Previous studies have implicated ferric reduction in the
iron uptake pathway of the opportunistic pathogen Cryptococcus neoformans. Here we studied
iron uptake directly, using 55Fe in the presence of
reductants. Uptake was linear with respect to time and number of yeast cells. The plot of uptake versus concentration exhibited a steep rise up to about 1 microM, a plateau between 1 and 25 microM, and a second steep rise above 25 microM, consistent with high- and low-affinity uptake systems. A Km for high-affinity uptake was estimated to be 0.6 microM Fe(II); 1 microM was used for standardized uptake assays. At this concentration, the uptake rate was 110 +/- 3 pmol/10(6) cells/h.

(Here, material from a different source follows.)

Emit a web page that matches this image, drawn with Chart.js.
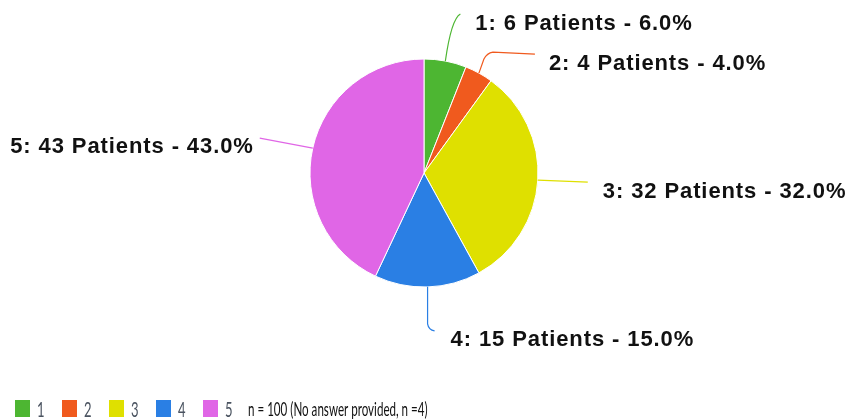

Iron repletion (15 microM) and
copper starvation drastically decreased high-affinity
iron uptake. Incubation at 0 degreesC or in the presence of 2 mM KCN abolished high-affinity
iron uptake, suggesting that uptake requires metabolic energy. When exogenous
reducing agents were not supplied and the culture was washed free of secreted
reductants, uptake was reduced by 46%; the remaining uptake activity presumably was dependent upon the cell membrane
ferric reductase. Further decreases in free Fe(II) levels achieved by trapping with
bathophenanthroline disulfonate or reoxidizing with
potassium nitrosodisulfonate reduced
iron uptake very drastically, suggesting that it is the Fe(II) species which is transported by the high-affinity transporter. The uptake of Fe was stimulated two- to threefold by
deferoxamine, but this increment could be abolished by
copper starvation or inhibition of the
ferric reductase by Pt, indicating that Fe solubilized by this molecule also entered the reductive
iron uptake pathway.